• SET EXERCISE: Print only the lines from the top of the data through the line with "y_ticks = [0, 20, 40, 60, 80, 100]", both included, skipping every picture.

[Start of GIVEN INFORMATION]

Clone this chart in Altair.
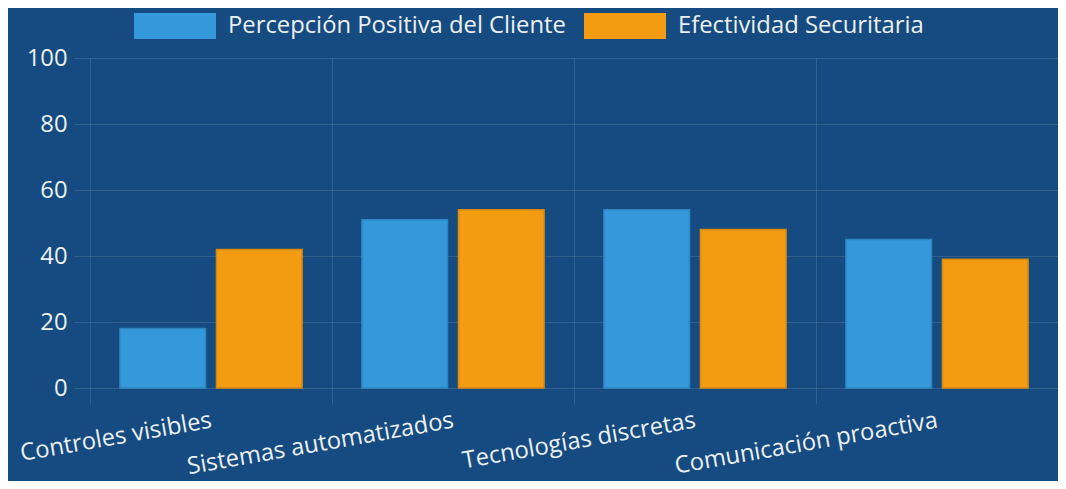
import altair as alt
import pandas as pd

categories = [
    "Controles visibles",
    "Sistemas automatizados",
    "Tecnologías discretas",
    "Comunicación proactiva",
]
series_names = ["Percepción Positiva del Cliente", "Efectividad Securitaria"]
percepcion = [18, 51, 54, 45]
efectividad = [42, 54, 48, 39]
y_ticks = [0, 20, 40, 60, 80, 100]

rows = []
for i, c in enumerate(categories):
    rows.append({"categoria": c, "serie": series_names[0], "valor": percepcion[i]})
    rows.append({"categoria": c, "serie": series_names[1], "valor": efectividad[i]})
df = pd.DataFrame(rows)

BG = "#154b80"
TEXT = "#ecf0f1"
GRID = "rgba(255,255,255,0.12)"
FS = 23.8

chart = (
    alt.Chart(df)
    .mark_bar(strokeWidth=1.5)
    .encode(
        x=alt.X(
            "categoria:N",
            sort=categories,
            title=None,
            scale=alt.Scale(paddingInner=0, paddingOuter=0),
            axis=alt.Axis(
                tickBand="extent",
                labelAngle=-10,
                labelAlign="right",
                labelBaseline="middle",
                labelPadding=16,
                tickSize=16,
                labelLimit=500,
            ),
        ),
        xOffset=alt.XOffset(
            "serie:N",
            sort=series_names,
            scale=alt.Scale(paddingInner=0.113, paddingOuter=0.31),
        ),
        y=alt.Y(
            "valor:Q",
            title=None,
            scale=alt.Scale(domain=[0, 100], nice=False),
            axis=alt.Axis(values=y_ticks, tickSize=16, labelPadding=7),
        ),
        color=alt.Color(
            "serie:N",
            sort=series_names,
            scale=alt.Scale(domain=series_names, range=["#3498db", "#f39c12"]),
            legend=alt.Legend(
                title=None,
                orient="none",
                direction="horizontal",
                columns=2,
                legendX=44,
                legendY=-73,
                symbolType="M-1,-0.317H1V0.317H-1Z",
                symbolSize=6724,
                symbolStrokeWidth=0,
                symbolOpacity=1,
                labelFontSize=FS,
                labelColor=TEXT,
                labelFont="Open Sans",
                labelOffset=12,
                columnPadding=18,
                labelLimit=600,
                padding=0,
            ),
        ),
        stroke=alt.Stroke(
            "serie:N",
            sort=series_names,
            scale=alt.Scale(domain=series_names, range=["#2e86c1", "#d68910"]),
            legend=None,
        ),
    )
    .properties(
        width=968,
        height=330,
        autosize=alt.AutoSizeParams(type="none"),
        padding={"left": 82, "top": 50, "right": 0, "bottom": 93},
        background=BG,
    )
    .configure(font="Open Sans")
    .configure_view(stroke=None)
    .configure_axis(
        domain=False,
        grid=True,
        gridColor=GRID,
        gridWidth=1,
        tickColor=GRID,
        tickWidth=1,
        labelFont="Open Sans",
        labelFontSize=FS,
        labelColor=TEXT,
    )
)

chart.save("out.html", embed_options={"renderer": "svg", "actions": False})
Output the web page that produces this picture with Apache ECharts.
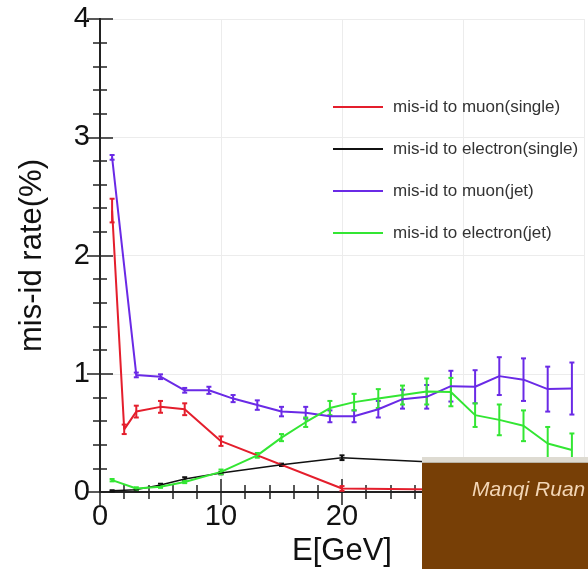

[End of GIVEN INFORMATION]

• ANSWER TO THE PROBLEM:
Clone this chart in Altair.
import altair as alt
import pandas as pd

categories = [
    "Controles visibles",
    "Sistemas automatizados",
    "Tecnologías discretas",
    "Comunicación proactiva",
]
series_names = ["Percepción Positiva del Cliente", "Efectividad Securitaria"]
percepcion = [18, 51, 54, 45]
efectividad = [42, 54, 48, 39]
y_ticks = [0, 20, 40, 60, 80, 100]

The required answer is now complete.